> [WHAT NEEDS TO BE DONE]:
In the listing below, pick out lines with "this".

> [THE RECORDS]:
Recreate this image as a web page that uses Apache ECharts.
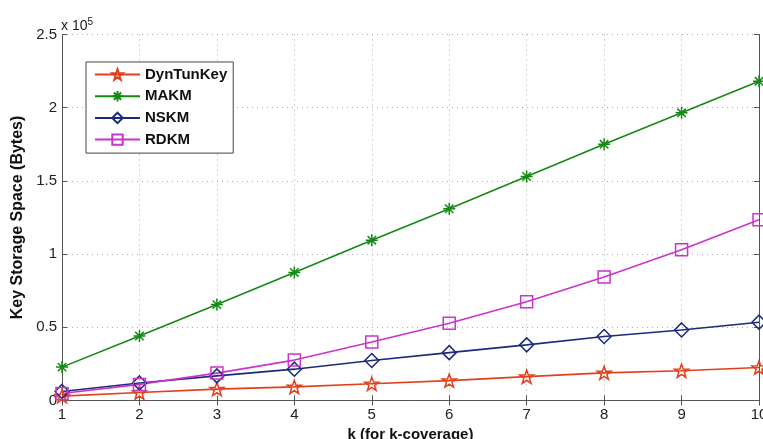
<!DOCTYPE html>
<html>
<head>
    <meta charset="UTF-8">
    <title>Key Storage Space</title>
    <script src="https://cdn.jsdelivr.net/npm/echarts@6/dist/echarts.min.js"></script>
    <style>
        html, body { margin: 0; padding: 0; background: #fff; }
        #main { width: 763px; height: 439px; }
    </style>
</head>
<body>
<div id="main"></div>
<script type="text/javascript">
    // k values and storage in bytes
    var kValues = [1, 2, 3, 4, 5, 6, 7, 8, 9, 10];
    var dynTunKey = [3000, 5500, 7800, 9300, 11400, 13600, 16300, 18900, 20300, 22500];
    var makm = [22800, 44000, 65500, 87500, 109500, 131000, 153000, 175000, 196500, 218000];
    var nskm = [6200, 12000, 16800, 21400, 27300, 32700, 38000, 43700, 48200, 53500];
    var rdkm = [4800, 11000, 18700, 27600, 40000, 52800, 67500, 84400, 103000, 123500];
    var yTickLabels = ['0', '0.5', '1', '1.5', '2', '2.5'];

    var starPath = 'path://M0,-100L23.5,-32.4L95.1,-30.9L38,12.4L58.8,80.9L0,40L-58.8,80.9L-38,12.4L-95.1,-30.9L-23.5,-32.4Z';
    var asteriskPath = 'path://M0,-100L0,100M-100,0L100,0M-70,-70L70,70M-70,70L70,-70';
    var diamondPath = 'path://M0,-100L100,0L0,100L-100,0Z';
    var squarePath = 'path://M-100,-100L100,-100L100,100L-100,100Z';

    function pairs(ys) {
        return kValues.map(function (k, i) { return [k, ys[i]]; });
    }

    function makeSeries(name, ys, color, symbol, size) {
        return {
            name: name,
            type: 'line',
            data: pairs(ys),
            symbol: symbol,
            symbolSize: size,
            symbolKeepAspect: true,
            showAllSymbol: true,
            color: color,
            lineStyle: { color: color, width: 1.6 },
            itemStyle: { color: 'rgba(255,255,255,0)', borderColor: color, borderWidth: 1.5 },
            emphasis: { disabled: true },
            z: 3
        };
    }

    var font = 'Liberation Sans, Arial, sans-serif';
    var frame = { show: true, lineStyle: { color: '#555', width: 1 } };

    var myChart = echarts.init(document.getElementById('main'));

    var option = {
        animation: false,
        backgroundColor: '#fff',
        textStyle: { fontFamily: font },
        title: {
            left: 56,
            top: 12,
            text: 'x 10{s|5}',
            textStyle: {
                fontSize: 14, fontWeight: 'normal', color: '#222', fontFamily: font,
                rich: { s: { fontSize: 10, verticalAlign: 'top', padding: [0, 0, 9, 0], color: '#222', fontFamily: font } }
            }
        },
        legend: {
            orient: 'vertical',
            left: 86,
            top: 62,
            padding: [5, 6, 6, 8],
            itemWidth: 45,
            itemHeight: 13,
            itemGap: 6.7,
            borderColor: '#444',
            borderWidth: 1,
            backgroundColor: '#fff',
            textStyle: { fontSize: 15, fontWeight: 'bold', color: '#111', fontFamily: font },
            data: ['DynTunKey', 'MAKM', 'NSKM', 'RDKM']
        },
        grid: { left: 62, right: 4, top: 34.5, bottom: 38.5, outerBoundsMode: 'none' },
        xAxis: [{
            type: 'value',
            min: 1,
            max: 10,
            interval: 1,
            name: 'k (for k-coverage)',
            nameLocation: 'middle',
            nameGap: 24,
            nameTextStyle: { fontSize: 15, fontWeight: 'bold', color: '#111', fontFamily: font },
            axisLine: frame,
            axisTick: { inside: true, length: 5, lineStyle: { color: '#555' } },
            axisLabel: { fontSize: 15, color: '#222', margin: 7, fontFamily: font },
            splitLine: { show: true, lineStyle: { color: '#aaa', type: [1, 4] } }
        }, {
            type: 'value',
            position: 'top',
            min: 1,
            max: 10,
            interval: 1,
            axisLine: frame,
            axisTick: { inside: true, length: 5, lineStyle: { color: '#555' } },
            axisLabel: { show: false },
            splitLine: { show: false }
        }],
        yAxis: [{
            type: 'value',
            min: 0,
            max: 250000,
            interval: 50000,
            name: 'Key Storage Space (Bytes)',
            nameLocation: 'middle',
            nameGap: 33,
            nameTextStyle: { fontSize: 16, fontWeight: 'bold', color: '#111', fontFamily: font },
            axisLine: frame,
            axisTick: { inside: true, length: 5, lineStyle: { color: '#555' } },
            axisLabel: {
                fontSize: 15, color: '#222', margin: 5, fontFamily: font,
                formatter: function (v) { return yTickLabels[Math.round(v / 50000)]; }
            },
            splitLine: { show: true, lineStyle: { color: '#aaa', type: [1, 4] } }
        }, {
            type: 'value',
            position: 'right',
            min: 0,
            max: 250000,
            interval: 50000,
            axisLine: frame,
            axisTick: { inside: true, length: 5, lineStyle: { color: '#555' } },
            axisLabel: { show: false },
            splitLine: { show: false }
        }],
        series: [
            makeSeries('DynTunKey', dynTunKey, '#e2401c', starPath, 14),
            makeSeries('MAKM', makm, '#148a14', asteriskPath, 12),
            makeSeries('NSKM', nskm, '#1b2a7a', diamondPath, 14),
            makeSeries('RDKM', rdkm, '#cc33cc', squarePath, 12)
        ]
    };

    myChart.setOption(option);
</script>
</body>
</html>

...

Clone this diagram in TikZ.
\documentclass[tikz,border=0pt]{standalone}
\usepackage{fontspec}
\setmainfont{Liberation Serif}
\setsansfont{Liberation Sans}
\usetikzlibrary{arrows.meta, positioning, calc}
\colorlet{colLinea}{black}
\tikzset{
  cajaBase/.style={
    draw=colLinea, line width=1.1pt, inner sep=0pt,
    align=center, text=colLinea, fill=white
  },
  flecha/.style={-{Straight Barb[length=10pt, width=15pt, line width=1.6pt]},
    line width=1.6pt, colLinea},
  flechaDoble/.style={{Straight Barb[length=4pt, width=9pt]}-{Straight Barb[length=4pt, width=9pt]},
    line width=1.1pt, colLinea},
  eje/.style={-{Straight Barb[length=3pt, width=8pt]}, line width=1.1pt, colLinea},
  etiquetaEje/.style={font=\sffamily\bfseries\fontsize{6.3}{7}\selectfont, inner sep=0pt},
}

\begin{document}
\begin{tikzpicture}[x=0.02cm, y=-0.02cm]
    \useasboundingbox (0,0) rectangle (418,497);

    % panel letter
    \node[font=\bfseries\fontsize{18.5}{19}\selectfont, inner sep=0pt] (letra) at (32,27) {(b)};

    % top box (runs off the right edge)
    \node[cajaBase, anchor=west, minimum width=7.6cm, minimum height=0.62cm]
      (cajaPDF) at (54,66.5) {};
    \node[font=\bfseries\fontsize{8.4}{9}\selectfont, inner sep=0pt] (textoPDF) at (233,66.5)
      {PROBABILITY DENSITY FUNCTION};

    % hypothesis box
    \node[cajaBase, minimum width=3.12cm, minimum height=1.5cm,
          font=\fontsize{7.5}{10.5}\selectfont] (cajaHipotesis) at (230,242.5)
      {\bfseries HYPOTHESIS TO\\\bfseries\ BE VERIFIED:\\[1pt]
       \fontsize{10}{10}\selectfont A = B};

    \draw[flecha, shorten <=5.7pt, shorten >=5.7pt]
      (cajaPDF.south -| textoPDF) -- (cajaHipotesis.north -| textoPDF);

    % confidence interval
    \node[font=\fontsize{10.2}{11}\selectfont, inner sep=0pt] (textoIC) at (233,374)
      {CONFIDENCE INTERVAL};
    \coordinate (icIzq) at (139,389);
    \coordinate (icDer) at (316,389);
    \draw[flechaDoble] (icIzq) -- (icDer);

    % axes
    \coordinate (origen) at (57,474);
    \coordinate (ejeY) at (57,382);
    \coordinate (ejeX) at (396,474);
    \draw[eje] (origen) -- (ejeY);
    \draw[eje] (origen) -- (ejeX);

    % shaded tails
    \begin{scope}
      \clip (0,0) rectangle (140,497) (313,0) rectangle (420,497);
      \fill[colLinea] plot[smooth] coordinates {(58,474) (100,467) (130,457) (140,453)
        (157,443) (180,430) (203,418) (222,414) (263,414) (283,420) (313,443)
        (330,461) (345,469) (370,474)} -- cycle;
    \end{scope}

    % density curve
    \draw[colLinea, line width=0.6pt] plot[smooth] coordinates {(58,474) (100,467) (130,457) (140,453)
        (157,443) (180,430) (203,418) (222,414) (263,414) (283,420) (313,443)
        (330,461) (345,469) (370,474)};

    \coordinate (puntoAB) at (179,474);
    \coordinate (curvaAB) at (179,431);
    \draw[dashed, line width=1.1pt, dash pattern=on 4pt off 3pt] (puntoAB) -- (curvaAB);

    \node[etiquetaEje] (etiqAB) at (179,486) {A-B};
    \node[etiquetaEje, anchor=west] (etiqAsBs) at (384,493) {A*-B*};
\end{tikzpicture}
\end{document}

> [RESPONSE TO THE EXERCISE]:
Recreate this image as a web page that uses Apache ECharts.
Clone this diagram in TikZ.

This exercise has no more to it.